Requirement
Output every line below exactly.
--------
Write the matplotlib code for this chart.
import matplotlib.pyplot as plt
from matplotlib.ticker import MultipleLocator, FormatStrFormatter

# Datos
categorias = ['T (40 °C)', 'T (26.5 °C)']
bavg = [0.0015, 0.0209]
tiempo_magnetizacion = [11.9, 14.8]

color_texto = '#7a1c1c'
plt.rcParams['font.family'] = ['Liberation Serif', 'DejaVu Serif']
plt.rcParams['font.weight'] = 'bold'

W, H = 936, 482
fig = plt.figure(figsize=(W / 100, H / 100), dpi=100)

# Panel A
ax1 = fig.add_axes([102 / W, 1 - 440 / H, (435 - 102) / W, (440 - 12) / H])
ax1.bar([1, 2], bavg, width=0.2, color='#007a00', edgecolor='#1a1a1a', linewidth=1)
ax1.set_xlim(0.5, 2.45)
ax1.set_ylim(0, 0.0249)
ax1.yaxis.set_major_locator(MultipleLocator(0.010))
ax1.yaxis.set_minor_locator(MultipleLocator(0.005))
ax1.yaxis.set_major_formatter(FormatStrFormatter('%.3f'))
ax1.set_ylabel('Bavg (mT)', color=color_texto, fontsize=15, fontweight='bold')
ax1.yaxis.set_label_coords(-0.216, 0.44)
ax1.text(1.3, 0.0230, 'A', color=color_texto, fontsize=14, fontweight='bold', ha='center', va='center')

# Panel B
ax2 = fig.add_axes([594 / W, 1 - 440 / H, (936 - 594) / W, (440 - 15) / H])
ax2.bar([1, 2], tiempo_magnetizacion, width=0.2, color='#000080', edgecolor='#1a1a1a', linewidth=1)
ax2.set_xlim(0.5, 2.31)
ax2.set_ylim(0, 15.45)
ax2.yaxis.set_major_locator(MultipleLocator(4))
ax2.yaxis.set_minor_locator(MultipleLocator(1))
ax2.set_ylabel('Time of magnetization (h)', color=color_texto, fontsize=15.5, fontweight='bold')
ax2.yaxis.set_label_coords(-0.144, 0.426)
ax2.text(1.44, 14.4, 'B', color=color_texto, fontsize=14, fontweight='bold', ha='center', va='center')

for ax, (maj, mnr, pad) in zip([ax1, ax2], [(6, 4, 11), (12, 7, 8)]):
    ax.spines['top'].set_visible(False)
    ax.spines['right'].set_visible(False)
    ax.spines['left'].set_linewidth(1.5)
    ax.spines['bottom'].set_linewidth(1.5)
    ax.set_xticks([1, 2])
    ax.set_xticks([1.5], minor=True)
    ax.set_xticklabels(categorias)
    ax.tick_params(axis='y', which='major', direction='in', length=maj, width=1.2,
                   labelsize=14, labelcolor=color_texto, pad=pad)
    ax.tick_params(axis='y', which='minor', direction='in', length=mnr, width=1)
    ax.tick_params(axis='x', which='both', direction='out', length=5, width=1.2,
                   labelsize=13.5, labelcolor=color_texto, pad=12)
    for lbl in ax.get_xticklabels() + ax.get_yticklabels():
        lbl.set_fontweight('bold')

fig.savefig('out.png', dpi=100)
--------
Expected output
Write the matplotlib code for this chart.
import matplotlib.pyplot as plt
from matplotlib.ticker import MultipleLocator, FormatStrFormatter

# Datos
categorias = ['T (40 °C)', 'T (26.5 °C)']
bavg = [0.0015, 0.0209]
tiempo_magnetizacion = [11.9, 14.8]

color_texto = '#7a1c1c'
plt.rcParams['font.family'] = ['Liberation Serif', 'DejaVu Serif']
plt.rcParams['font.weight'] = 'bold'

W, H = 936, 482
fig = plt.figure(figsize=(W / 100, H / 100), dpi=100)

# Panel A
ax1 = fig.add_axes([102 / W, 1 - 440 / H, (435 - 102) / W, (440 - 12) / H])
ax1.bar([1, 2], bavg, width=0.2, color='#007a00', edgecolor='#1a1a1a', linewidth=1)
ax1.set_xlim(0.5, 2.45)
ax1.set_ylim(0, 0.0249)
ax1.yaxis.set_major_locator(MultipleLocator(0.010))
ax1.yaxis.set_minor_locator(MultipleLocator(0.005))
ax1.yaxis.set_major_formatter(FormatStrFormatter('%.3f'))
ax1.set_ylabel('Bavg (mT)', color=color_texto, fontsize=15, fontweight='bold')
ax1.yaxis.set_label_coords(-0.216, 0.44)
ax1.text(1.3, 0.0230, 'A', color=color_texto, fontsize=14, fontweight='bold', ha='center', va='center')

# Panel B
ax2 = fig.add_axes([594 / W, 1 - 440 / H, (936 - 594) / W, (440 - 15) / H])
ax2.bar([1, 2], tiempo_magnetizacion, width=0.2, color='#000080', edgecolor='#1a1a1a', linewidth=1)
ax2.set_xlim(0.5, 2.31)
ax2.set_ylim(0, 15.45)
ax2.yaxis.set_major_locator(MultipleLocator(4))
ax2.yaxis.set_minor_locator(MultipleLocator(1))
ax2.set_ylabel('Time of magnetization (h)', color=color_texto, fontsize=15.5, fontweight='bold')
ax2.yaxis.set_label_coords(-0.144, 0.426)
ax2.text(1.44, 14.4, 'B', color=color_texto, fontsize=14, fontweight='bold', ha='center', va='center')

for ax, (maj, mnr, pad) in zip([ax1, ax2], [(6, 4, 11), (12, 7, 8)]):
    ax.spines['top'].set_visible(False)
    ax.spines['right'].set_visible(False)
    ax.spines['left'].set_linewidth(1.5)
    ax.spines['bottom'].set_linewidth(1.5)
    ax.set_xticks([1, 2])
    ax.set_xticks([1.5], minor=True)
    ax.set_xticklabels(categorias)
    ax.tick_params(axis='y', which='major', direction='in', length=maj, width=1.2,
                   labelsize=14, labelcolor=color_texto, pad=pad)
    ax.tick_params(axis='y', which='minor', direction='in', length=mnr, width=1)
    ax.tick_params(axis='x', which='both', direction='out', length=5, width=1.2,
                   labelsize=13.5, labelcolor=color_texto, pad=12)
    for lbl in ax.get_xticklabels() + ax.get_yticklabels():
        lbl.set_fontweight('bold')

fig.savefig('out.png', dpi=100)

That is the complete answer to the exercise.